The author originally planned a sequel to Black and White, but he is currently looking forward to other projects. In the works are a possible kung-fu book (Volponi studies with “one of the great kung-fu minds”) and a football novel. “I really think my next story is going to be a story about a young man—it’s happened here in the past—a 13-year-old who gets a football scholarship,” he says. Classic Volponi material, this comes straight from the headlines and is inspired by USC Coach Lane Kiffin, who has a habit of handing out scholarships to promising players in their very early teens (Evan Berry in 2009, David Sills in 2010). “So now the scholarship’s hanging over his head,” explains Volponi. “People treat him differently. People make a fuss over him. People expect him to play well. What’s the pressure hanging over that kid?”

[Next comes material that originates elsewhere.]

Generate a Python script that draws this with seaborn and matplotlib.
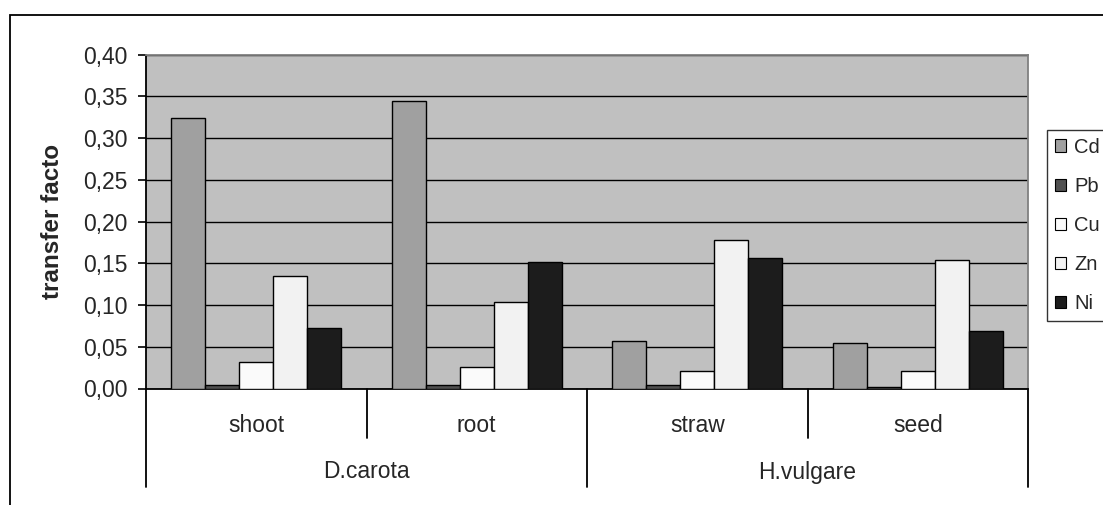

One thing we can all hope for is that Volponi keeps writing about basketball. “I think it’s such a cool game,” he says. “Reflecting in all my basketball books is that tactile sense of being there, because I’m writing from my own memory of what it’s like to push and shove with people. I do that twice a week now, still.”
But when you get down to it, it’s still about the students he talks to and plays with every day. “I hope a lot of kids get to read it,” Volponi says, “I hope it makes them read other things.” There’s no question that any kid who picks up The Final Four will find a reason to finish it. This book is real life, no matter how tough it gets.